> _YOUR OBJECTIVE_: Write out, word for word, the stretch of lines beginning at the one with "Output the web" and ending at the one with "0.93, 2.66, 1.02, 1.32, -3.22, -3.89, 0.94, -3.33, -0.66, 0.81];", omitting the images.

## Begin RECORDS SUPPLIED

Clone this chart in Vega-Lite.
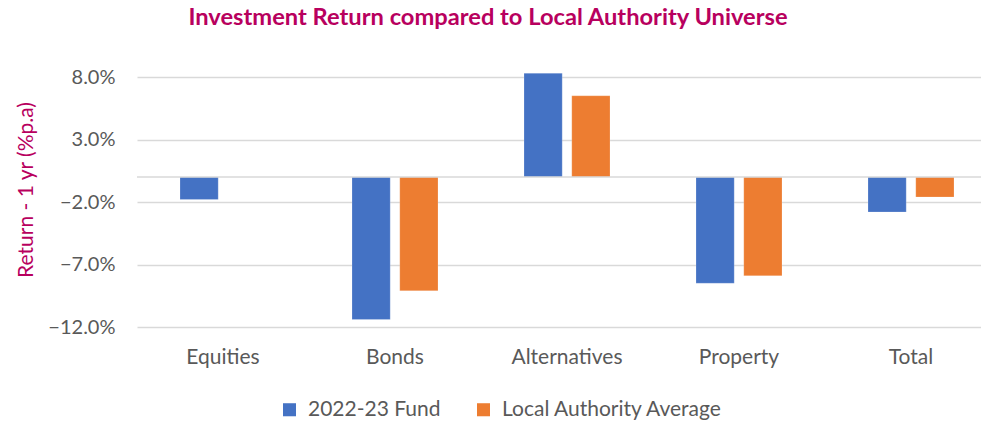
{
  "$schema": "https://vega.github.io/schema/vega-lite/v6.json",
  "autosize": {"type": "none"},
  "padding": {"left": 137, "top": 52, "right": 0, "bottom": 96},
  "width": 844,
  "height": 275,
  "background": "white",
  "title": {
    "text": "Investment Return compared to Local Authority Universe",
    "font": "Lato",
    "fontSize": 23.7,
    "fontWeight": "bold",
    "color": "#B8005E",
    "anchor": "middle",
    "dx": -71,
    "offset": 22
  },
  "config": {
    "view": {"stroke": null},
    "font": "Lato"
  },
  "data": {
    "values": [
      {"category": "Equities", "series": "2022-23 Fund", "value": -1.8},
      {"category": "Bonds", "series": "2022-23 Fund", "value": -11.4},
      {"category": "Bonds", "series": "Local Authority Average", "value": -9.1},
      {"category": "Alternatives", "series": "2022-23 Fund", "value": 8.3},
      {"category": "Alternatives", "series": "Local Authority Average", "value": 6.5},
      {"category": "Property", "series": "2022-23 Fund", "value": -8.5},
      {"category": "Property", "series": "Local Authority Average", "value": -7.9},
      {"category": "Total", "series": "2022-23 Fund", "value": -2.8},
      {"category": "Total", "series": "Local Authority Average", "value": -1.6}
    ]
  },
  "layer": [
    {
      "mark": {"type": "bar", "stroke": "white", "strokeWidth": 0.5, "strokeOpacity": 0.4},
      "encoding": {
        "x": {
          "field": "category",
          "type": "nominal",
          "sort": ["Equities", "Bonds", "Alternatives", "Property", "Total"],
          "scale": {"range": [0, 860], "paddingInner": 0.5, "paddingOuter": 0.25},
          "axis": {
            "title": null,
            "labelAngle": 0,
            "orient": "bottom",
            "domain": false,
            "ticks": false,
            "labelPadding": 19,
            "labelFontSize": 21,
            "labelColor": "#595959",
            "labelFont": "Lato"
          }
        },
        "xOffset": {
          "field": "series",
          "type": "nominal",
          "sort": ["2022-23 Fund", "Local Authority Average"],
          "scale": {"paddingInner": 0.2, "paddingOuter": 0}
        },
        "y": {
          "field": "value",
          "type": "quantitative",
          "scale": {"domain": [-12, 10], "nice": false, "zero": false},
          "axis": {
            "values": [-12, -7, -2, 3, 8],
            "labelExpr": "format(datum.value, '.1f') + '%'",
            "title": "Return - 1 yr (%p.a)",
            "titleColor": "#B8005E",
            "titleFontSize": 21,
            "titleFontWeight": "normal",
            "titleFont": "Lato",
            "titlePadding": 11,
            "labelFontSize": 20,
            "labelColor": "#595959",
            "labelFont": "Lato",
            "labelPadding": 22,
            "domain": false,
            "ticks": false,
            "grid": true,
            "gridColor": "#D9D9D9",
            "gridWidth": 1.3
          }
        },
        "color": {
          "field": "series",
          "type": "nominal",
          "sort": ["2022-23 Fund", "Local Authority Average"],
          "scale": {"domain": ["2022-23 Fund", "Local Authority Average"], "range": ["#4472C4", "#ED7D31"]},
          "legend": {
            "title": null,
            "orient": "none",
            "direction": "horizontal",
            "legendX": 142,
            "legendY": 347,
            "symbolType": "square",
            "symbolSize": 170,
            "symbolStrokeWidth": 0,
            "labelFontSize": 21,
            "labelColor": "#595959",
            "labelFont": "Lato",
            "labelLimit": 400,
            "columnPadding": 32,
            "labelOffset": 8
          }
        }
      }
    },
    {
      "data": {"values": [{"zero": 0}]},
      "mark": {"type": "rule", "color": "#D9D9D9", "strokeWidth": 1.3},
      "encoding": {
        "y": {"field": "zero", "type": "quantitative"}
      }
    }
  ]
}
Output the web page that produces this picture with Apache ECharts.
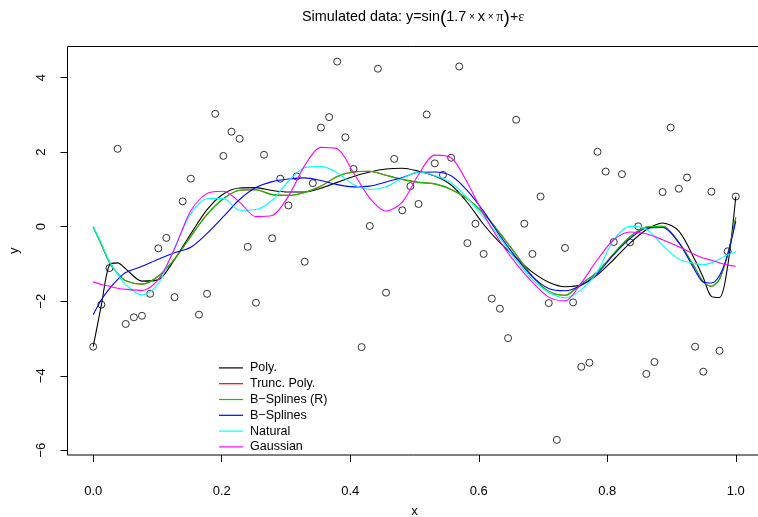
<!DOCTYPE html>
<html>
<head>
<meta charset="utf-8">
<script src="https://cdn.jsdelivr.net/npm/echarts@6/dist/echarts.min.js"></script>
<style>
  html, body { margin: 0; padding: 0; background: #fff; }
  #chart { width: 758px; height: 517px; }
</style>
</head>
<body>
<div id="chart"></div>
<script>
// observed points
const obsX = [0, 0.0127, 0.0253, 0.038, 0.0506, 0.0633, 0.0759, 0.0886, 0.1013, 0.1139,
  0.1266, 0.1392, 0.1519, 0.1646, 0.1772, 0.1899, 0.2025, 0.2152, 0.2278, 0.2405,
  0.2532, 0.2658, 0.2785, 0.2911, 0.3038, 0.3165, 0.3291, 0.3418, 0.3544, 0.3671,
  0.3797, 0.3924, 0.4051, 0.4177, 0.4304, 0.443, 0.4557, 0.4684, 0.481, 0.4937,
  0.5063, 0.519, 0.5316, 0.5443, 0.557, 0.5696, 0.5823, 0.5949, 0.6076, 0.6203,
  0.6329, 0.6456, 0.6582, 0.6709, 0.6835, 0.6962, 0.7089, 0.7215, 0.7342, 0.7468,
  0.7595, 0.7722, 0.7848, 0.7975, 0.8101, 0.8228, 0.8354, 0.8481, 0.8608, 0.8734,
  0.8861, 0.8987, 0.9114, 0.9241, 0.9367, 0.9494, 0.962, 0.9747, 0.9873, 1];
const obsY = [-3.22, -2.09, -1.11, 2.09, -2.61, -2.43, -2.39, -1.8, -0.58, -0.3,
  -1.89, 0.68, 1.29, -2.36, -1.8, 3.03, 1.9, 2.55, 2.36, -0.54,
  -2.04, 1.93, -0.31, 1.29, 0.57, 1.35, -0.94, 1.17, 2.66, 2.94,
  4.43, 2.4, 1.55, -3.23, 0.02, 4.24, -1.77, 1.82, 0.44, 1.09,
  0.61, 3.01, 1.7, 1.39, 1.85, 4.3, -0.44, 0.08, -0.73, -1.93,
  -2.2, -2.99, 2.87, 0.08, -0.73, 0.81, -2.05, -5.72, -0.57, -2.03,
  -3.76, -3.65, 2.01, 1.48, -0.41, 1.41, -0.42, 0.01, -3.95, -3.63,
  0.93, 2.66, 1.02, 1.32, -3.22, -3.89, 0.94, -3.33, -0.66, 0.81];

// fitted curves, read at a subset of the x values
const fitX = [0, 0.0127, 0.0253, 0.038, 0.0506, 0.0759, 0.1013, 0.1266, 0.1519, 0.1772,
  0.2025, 0.2278, 0.2532, 0.2785, 0.3038, 0.3291, 0.3544, 0.3797, 0.4051, 0.4304,
  0.4557, 0.481, 0.5063, 0.5316, 0.557, 0.5823, 0.6076, 0.6329, 0.6582, 0.6835,
  0.7089, 0.7342, 0.7595, 0.7848, 0.8101, 0.8354, 0.8608, 0.8861, 0.9114, 0.9367,
  0.9494, 0.962, 0.9747, 0.9873, 1];
const polyFit = [-3.22, -2.1, -1.02, -0.97, -1.13, -1.46, -1.42, -0.88, -0.19, 0.46,
  0.88, 1.04, 1.05, 0.97, 0.93, 0.93, 1.03, 1.19, 1.35, 1.47,
  1.55, 1.57, 1.49, 1.36, 1.12, 0.65, 0.06, -0.43, -0.84, -1.22,
  -1.49, -1.61, -1.56, -1.29, -0.88, -0.44, -0.08, 0.1, -0.12, -0.9,
  -1.37, -1.87, -1.9, -1.06, 0.81];
const splineRFit = [0, -0.48, -0.96, -1.26, -1.45, -1.54, -1.33, -0.87, -0.26, 0.33,
  0.75, 0.98, 0.99, 0.86, 0.84, 0.92, 1.09, 1.35, 1.47, 1.49,
  1.38, 1.27, 1.19, 1.15, 1.0, 0.75, 0.35, -0.17, -0.75, -1.33,
  -1.74, -1.84, -1.53, -1.21, -0.72, -0.27, -0.01, 0.01, -0.42, -1.11,
  -1.48, -1.6, -1.4, -0.75, 0.25];
const truncPolyFit = splineRFit; // red curve sits right under the green one
const splineFit = [-2.36, -1.96, -1.66, -1.42, -1.23, -1.06, -0.87, -0.7, -0.55, -0.18,
  0.27, 0.73, 1.05, 1.21, 1.28, 1.31, 1.24, 1.13, 1.07, 1.09,
  1.2, 1.32, 1.46, 1.47, 1.37, 0.97, 0.41, -0.24, -0.83, -1.34,
  -1.66, -1.72, -1.57, -1.25, -0.75, -0.32, -0.04, -0.02, -0.43, -1.18,
  -1.49, -1.51, -1.31, -0.75, 0.15];
const naturalFit = [0.01, -0.44, -0.93, -1.26, -1.56, -1.83, -1.53, -0.57, 0.35, 0.75,
  0.76, 0.44, 0.46, 0.71, 1.22, 1.58, 1.62, 1.45, 1.13, 1.0,
  1.07, 1.3, 1.46, 1.37, 1.18, 0.77, 0.26, -0.3, -0.9, -1.42,
  -1.76, -1.91, -1.69, -1.2, -0.35, 0.01, -0.06, -0.5, -0.87, -0.99,
  -1.02, -0.97, -0.87, -0.75, -0.67];
const gaussFit = [-1.48, -1.55, -1.6, -1.65, -1.68, -1.71, -1.42, -0.59, 0.43, 0.89,
  0.95, 0.66, 0.27, 0.3, 0.82, 1.64, 2.13, 2.09, 1.45, 0.77,
  0.42, 0.66, 1.4, 1.92, 1.85, 1.18, 0.33, -0.39, -0.99, -1.49,
  -1.89, -1.99, -1.51, -0.88, -0.35, -0.14, -0.19, -0.35, -0.54, -0.75,
  -0.84, -0.9, -0.97, -1.03, -1.06];

const fitNames = ['Poly.', 'Trunc. Poly.', 'B\u2212Splines (R)', 'B\u2212Splines', 'Natural', 'Gaussian'];
const fitColors = ['#000000', '#ff0000', '#00cd00', '#0000ff', '#00ffff', '#ff00ff'];
const fitValues = [polyFit, truncPolyFit, splineRFit, splineFit, naturalFit, gaussFit];

const xTicks = [0, 0.2, 0.4, 0.6, 0.8, 1];
const yTicks = [-6, -4, -2, 0, 2, 4];

function pairs(xs, ys) {
  return xs.map((x, i) => [x, ys[i]]);
}
// like R: pad the data range by 4% on each side
function padRange(vals) {
  const lo = Math.min(...vals), hi = Math.max(...vals), r = hi - lo;
  return [lo - 0.04 * r, hi + 0.04 * r];
}
const xr = padRange(obsX);
const yr = padRange(obsY);

const font = 'Liberation Sans, Arial, Helvetica, sans-serif';
const chart = echarts.init(document.getElementById('chart'));

const lineSeries = fitNames.map((name, k) => ({
  name: name,
  type: 'line',
  data: pairs(fitX, fitValues[k]),
  symbol: 'none',
  smooth: 0.3,
  clip: false,
  z: 3 + k,
  lineStyle: { width: 1.1, color: fitColors[k] },
  itemStyle: { color: fitColors[k] },
  emphasis: { disabled: true }
}));

chart.setOption({
  backgroundColor: '#fff',
  animation: false,
  title: {
    text: '{n|Simulated data: y=sin}{p|(}{n|1.7}{s| \u00d7 }{n|x}{s| \u00d7 }{g|\u03c0}{p|)}{n|+}{g|\u03b5}',
    left: 297,
    top: 3,
    textStyle: {
      fontWeight: 'normal',
      rich: {
        n: { fontFamily: font, fontSize: 14.4, fontWeight: 'normal', color: '#000' },
        p: { fontFamily: font, fontSize: 19, fontWeight: 'normal', color: '#000' },
        s: { fontFamily: font, fontSize: 10, fontWeight: 'normal', color: '#000' },
        g: { fontFamily: 'Liberation Serif, serif', fontSize: 14.4, fontWeight: 'normal', color: '#000' }
      }
    }
  },
  legend: {
    orient: 'vertical',
    left: 214,
    top: 355,
    data: fitNames,
    icon: 'rect',
    itemWidth: 24,
    itemHeight: 1.2,
    itemGap: 0,
    selectedMode: false,
    textStyle: { fontFamily: font, fontSize: 12.5, color: '#000', lineHeight: 15.8, padding: [0, 0, 0, 2] }
  },
  grid: {
    left: 67.5,
    top: 46.5,
    width: 694,
    height: 408.5,
    outerBoundsMode: 'none',
    show: true,
    borderColor: '#000',
    borderWidth: 1,
    backgroundColor: 'transparent'
  },
  xAxis: {
    type: 'value',
    min: xr[0],
    max: xr[1],
    name: 'x',
    nameLocation: 'middle',
    nameGap: 50,
    nameTextStyle: { fontFamily: font, fontSize: 13, color: '#000' },
    axisLine: { show: false, onZero: false },
    splitLine: { show: false },
    axisTick: { show: true, length: 7, lineStyle: { color: '#000' }, customValues: xTicks },
    axisLabel: {
      fontFamily: font, fontSize: 13, color: '#000', margin: 30,
      customValues: xTicks,
      formatter: v => v.toFixed(1)
    }
  },
  yAxis: {
    type: 'value',
    min: yr[0],
    max: yr[1],
    name: 'y',
    nameLocation: 'middle',
    nameGap: 47,
    nameRotate: 90,
    nameTextStyle: { fontFamily: font, fontSize: 13, color: '#000' },
    axisLine: { show: false, onZero: false },
    splitLine: { show: false },
    axisTick: { show: true, length: 7, lineStyle: { color: '#000' }, customValues: yTicks },
    axisLabel: {
      fontFamily: font, fontSize: 13, color: '#000', margin: 20, rotate: 90,
      customValues: yTicks,
      formatter: v => (v < 0 ? '\u2212' + Math.abs(v) : String(v))
    }
  },
  series: [{
    name: 'data',
    type: 'scatter',
    data: pairs(obsX, obsY),
    symbol: 'circle',
    symbolSize: 7,
    clip: false,
    z: 2,
    itemStyle: { color: 'rgba(0,0,0,0)', borderColor: '#000', borderWidth: 1 },
    emphasis: { disabled: true }
  }].concat(lineSeries)
});
</script>
</body>
</html>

## End RECORDS SUPPLIED

> _OUTPUT_:
Output the web page that produces this picture with Apache ECharts.
<!DOCTYPE html>
<html>
<head>
<meta charset="utf-8">
<script src="https://cdn.jsdelivr.net/npm/echarts@6/dist/echarts.min.js"></script>
<style>
  html, body { margin: 0; padding: 0; background: #fff; }
  #chart { width: 758px; height: 517px; }
</style>
</head>
<body>
<div id="chart"></div>
<script>
// observed points
const obsX = [0, 0.0127, 0.0253, 0.038, 0.0506, 0.0633, 0.0759, 0.0886, 0.1013, 0.1139,
  0.1266, 0.1392, 0.1519, 0.1646, 0.1772, 0.1899, 0.2025, 0.2152, 0.2278, 0.2405,
  0.2532, 0.2658, 0.2785, 0.2911, 0.3038, 0.3165, 0.3291, 0.3418, 0.3544, 0.3671,
  0.3797, 0.3924, 0.4051, 0.4177, 0.4304, 0.443, 0.4557, 0.4684, 0.481, 0.4937,
  0.5063, 0.519, 0.5316, 0.5443, 0.557, 0.5696, 0.5823, 0.5949, 0.6076, 0.6203,
  0.6329, 0.6456, 0.6582, 0.6709, 0.6835, 0.6962, 0.7089, 0.7215, 0.7342, 0.7468,
  0.7595, 0.7722, 0.7848, 0.7975, 0.8101, 0.8228, 0.8354, 0.8481, 0.8608, 0.8734,
  0.8861, 0.8987, 0.9114, 0.9241, 0.9367, 0.9494, 0.962, 0.9747, 0.9873, 1];
const obsY = [-3.22, -2.09, -1.11, 2.09, -2.61, -2.43, -2.39, -1.8, -0.58, -0.3,
  -1.89, 0.68, 1.29, -2.36, -1.8, 3.03, 1.9, 2.55, 2.36, -0.54,
  -2.04, 1.93, -0.31, 1.29, 0.57, 1.35, -0.94, 1.17, 2.66, 2.94,
  4.43, 2.4, 1.55, -3.23, 0.02, 4.24, -1.77, 1.82, 0.44, 1.09,
  0.61, 3.01, 1.7, 1.39, 1.85, 4.3, -0.44, 0.08, -0.73, -1.93,
  -2.2, -2.99, 2.87, 0.08, -0.73, 0.81, -2.05, -5.72, -0.57, -2.03,
  -3.76, -3.65, 2.01, 1.48, -0.41, 1.41, -0.42, 0.01, -3.95, -3.63,
  0.93, 2.66, 1.02, 1.32, -3.22, -3.89, 0.94, -3.33, -0.66, 0.81];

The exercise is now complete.